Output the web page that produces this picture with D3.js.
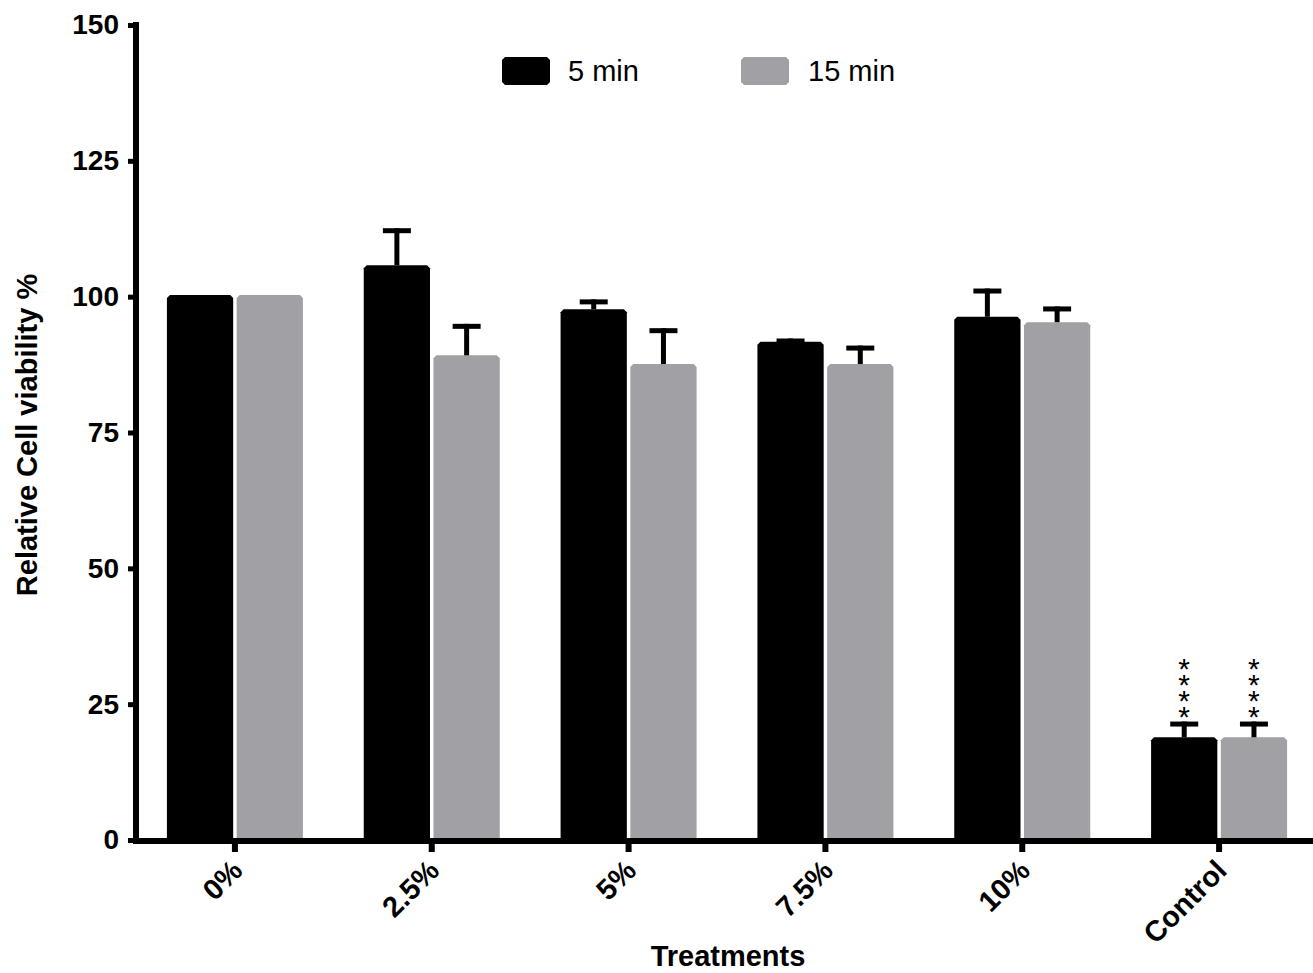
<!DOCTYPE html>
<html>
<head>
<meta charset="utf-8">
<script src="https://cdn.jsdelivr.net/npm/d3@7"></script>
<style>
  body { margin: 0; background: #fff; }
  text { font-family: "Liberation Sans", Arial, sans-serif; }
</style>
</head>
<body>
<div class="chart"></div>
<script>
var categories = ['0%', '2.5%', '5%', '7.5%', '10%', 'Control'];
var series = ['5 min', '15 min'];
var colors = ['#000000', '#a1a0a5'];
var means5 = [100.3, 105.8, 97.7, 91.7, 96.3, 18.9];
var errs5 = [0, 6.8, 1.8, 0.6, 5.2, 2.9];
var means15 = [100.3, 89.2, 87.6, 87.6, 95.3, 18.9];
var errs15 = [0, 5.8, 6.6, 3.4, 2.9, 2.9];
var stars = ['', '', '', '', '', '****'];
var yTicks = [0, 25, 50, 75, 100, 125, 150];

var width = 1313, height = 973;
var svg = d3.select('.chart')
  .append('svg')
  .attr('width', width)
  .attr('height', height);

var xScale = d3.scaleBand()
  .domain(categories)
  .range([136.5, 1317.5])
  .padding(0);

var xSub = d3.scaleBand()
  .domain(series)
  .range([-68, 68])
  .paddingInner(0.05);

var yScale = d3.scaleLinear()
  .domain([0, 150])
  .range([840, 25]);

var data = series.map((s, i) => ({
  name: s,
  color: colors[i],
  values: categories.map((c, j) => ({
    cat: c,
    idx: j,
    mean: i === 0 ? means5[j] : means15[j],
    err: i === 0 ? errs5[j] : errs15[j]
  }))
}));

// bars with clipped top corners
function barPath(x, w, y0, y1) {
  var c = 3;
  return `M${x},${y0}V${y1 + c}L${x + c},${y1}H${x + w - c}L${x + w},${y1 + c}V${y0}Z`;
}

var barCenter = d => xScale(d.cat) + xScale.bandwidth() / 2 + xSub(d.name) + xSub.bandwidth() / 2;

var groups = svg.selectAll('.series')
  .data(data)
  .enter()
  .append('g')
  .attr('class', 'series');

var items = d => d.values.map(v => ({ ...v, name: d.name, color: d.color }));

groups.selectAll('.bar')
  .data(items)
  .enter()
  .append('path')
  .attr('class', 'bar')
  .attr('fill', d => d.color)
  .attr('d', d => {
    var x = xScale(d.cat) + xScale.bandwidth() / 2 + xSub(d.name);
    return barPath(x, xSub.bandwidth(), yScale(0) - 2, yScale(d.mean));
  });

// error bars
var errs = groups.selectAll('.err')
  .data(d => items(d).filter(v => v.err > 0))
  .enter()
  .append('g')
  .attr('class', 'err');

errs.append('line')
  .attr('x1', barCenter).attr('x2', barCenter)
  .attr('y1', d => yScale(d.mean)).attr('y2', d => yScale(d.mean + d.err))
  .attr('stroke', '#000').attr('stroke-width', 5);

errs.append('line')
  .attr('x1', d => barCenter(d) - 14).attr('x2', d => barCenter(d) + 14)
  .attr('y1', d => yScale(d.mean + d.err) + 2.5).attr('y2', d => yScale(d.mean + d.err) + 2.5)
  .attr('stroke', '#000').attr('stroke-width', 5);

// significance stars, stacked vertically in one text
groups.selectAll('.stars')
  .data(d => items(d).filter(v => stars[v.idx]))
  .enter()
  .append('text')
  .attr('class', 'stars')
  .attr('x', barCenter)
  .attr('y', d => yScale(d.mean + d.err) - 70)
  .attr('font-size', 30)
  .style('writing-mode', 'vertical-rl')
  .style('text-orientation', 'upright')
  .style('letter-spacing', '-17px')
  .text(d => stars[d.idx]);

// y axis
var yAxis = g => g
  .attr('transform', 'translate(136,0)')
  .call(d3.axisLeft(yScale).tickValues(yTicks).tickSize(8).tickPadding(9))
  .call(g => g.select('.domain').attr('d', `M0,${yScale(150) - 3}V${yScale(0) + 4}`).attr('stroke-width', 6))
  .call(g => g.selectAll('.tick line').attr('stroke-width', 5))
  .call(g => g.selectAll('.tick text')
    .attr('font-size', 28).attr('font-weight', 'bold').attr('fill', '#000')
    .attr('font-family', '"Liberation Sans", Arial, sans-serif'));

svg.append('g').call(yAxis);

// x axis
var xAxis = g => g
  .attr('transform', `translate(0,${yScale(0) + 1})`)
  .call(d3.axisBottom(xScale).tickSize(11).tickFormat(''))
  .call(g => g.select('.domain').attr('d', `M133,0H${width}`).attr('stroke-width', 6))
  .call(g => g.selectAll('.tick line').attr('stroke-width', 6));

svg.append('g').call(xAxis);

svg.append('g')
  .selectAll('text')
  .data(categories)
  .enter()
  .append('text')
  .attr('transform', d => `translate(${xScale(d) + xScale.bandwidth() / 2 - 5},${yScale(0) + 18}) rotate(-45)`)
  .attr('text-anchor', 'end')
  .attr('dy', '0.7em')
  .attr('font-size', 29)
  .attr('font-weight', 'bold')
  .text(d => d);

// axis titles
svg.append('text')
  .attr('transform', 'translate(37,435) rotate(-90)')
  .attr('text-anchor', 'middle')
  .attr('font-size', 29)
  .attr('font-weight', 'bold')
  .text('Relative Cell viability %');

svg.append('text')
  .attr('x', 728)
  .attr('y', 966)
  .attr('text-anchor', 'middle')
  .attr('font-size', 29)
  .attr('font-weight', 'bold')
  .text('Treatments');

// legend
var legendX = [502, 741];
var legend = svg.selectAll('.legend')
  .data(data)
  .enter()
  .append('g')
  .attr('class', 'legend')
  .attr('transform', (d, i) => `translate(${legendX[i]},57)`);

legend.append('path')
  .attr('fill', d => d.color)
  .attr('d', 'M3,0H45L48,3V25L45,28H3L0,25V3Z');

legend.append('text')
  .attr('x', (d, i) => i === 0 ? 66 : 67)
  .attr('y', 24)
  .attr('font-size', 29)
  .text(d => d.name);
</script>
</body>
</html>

####

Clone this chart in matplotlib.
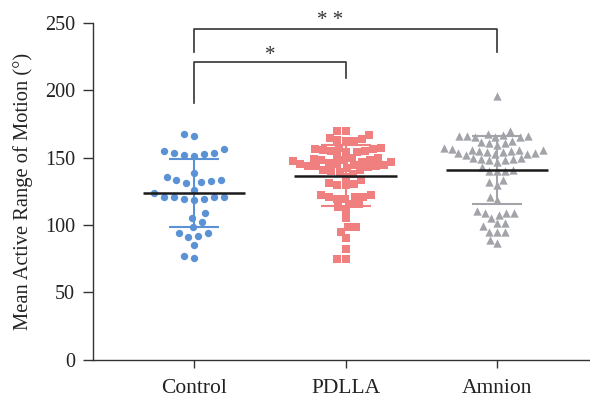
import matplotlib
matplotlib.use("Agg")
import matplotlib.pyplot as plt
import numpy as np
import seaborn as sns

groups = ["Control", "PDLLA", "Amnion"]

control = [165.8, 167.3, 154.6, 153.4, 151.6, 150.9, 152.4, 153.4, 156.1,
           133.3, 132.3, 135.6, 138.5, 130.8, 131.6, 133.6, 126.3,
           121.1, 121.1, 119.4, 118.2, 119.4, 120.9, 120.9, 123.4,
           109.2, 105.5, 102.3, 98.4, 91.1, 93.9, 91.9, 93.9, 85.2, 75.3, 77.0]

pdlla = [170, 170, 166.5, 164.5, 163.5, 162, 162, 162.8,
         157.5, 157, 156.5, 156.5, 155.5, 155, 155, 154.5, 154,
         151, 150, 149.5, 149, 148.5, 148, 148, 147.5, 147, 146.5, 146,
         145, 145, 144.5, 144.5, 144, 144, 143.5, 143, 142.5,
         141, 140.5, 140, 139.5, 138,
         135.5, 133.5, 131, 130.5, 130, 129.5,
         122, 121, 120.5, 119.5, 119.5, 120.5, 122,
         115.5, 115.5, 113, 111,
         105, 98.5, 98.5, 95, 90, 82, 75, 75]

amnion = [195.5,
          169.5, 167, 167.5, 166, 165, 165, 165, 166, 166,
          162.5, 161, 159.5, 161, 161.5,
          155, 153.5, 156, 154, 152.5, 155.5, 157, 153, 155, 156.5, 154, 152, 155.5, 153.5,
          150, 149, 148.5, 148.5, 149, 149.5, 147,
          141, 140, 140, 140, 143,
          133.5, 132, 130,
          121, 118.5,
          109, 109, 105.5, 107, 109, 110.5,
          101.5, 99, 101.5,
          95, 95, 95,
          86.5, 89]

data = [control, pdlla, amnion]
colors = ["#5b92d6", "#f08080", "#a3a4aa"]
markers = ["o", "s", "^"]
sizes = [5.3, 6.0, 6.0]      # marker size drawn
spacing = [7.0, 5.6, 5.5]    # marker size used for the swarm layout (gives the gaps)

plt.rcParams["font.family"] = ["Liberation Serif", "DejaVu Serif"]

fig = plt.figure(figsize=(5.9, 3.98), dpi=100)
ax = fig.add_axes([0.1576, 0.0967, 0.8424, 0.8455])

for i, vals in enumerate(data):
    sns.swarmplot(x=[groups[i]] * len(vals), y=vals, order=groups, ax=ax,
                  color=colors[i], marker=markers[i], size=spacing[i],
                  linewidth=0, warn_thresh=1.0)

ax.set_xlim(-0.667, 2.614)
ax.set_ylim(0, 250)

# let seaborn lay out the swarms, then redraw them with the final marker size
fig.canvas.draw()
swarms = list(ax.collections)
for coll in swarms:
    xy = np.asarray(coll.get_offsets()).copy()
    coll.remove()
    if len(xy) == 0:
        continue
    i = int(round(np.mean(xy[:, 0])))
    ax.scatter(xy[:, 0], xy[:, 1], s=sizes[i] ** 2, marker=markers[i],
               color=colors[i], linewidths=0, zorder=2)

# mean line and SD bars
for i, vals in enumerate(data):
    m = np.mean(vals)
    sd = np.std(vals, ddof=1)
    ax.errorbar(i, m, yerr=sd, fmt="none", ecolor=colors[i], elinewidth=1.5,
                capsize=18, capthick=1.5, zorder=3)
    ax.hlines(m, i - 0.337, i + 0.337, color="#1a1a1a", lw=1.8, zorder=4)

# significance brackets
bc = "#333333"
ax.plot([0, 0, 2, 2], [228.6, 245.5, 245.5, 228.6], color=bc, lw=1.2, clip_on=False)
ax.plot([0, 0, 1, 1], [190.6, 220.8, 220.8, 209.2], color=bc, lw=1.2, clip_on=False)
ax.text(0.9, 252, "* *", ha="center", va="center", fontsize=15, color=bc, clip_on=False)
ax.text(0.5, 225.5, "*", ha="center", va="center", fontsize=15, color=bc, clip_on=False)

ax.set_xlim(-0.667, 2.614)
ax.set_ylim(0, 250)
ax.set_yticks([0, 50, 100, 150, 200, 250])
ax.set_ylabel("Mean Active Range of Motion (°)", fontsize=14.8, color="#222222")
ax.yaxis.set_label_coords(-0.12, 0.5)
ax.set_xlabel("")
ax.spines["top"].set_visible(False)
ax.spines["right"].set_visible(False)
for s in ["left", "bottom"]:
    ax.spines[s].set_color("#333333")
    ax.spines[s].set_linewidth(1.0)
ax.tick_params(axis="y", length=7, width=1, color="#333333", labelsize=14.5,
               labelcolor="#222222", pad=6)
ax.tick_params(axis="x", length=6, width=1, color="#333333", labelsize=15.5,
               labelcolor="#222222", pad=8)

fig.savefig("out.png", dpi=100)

####

_Problem to work on:_ Output nothing except the lines from the one containing "Clone this chart in matplotlib." through the one containing "85.2, 75.3, 77.0]", both kept, with the pictures removed.

_Correct result:_
Clone this chart in matplotlib.
import matplotlib
matplotlib.use("Agg")
import matplotlib.pyplot as plt
import numpy as np
import seaborn as sns

groups = ["Control", "PDLLA", "Amnion"]

control = [165.8, 167.3, 154.6, 153.4, 151.6, 150.9, 152.4, 153.4, 156.1,
           133.3, 132.3, 135.6, 138.5, 130.8, 131.6, 133.6, 126.3,
           121.1, 121.1, 119.4, 118.2, 119.4, 120.9, 120.9, 123.4,
           109.2, 105.5, 102.3, 98.4, 91.1, 93.9, 91.9, 93.9, 85.2, 75.3, 77.0]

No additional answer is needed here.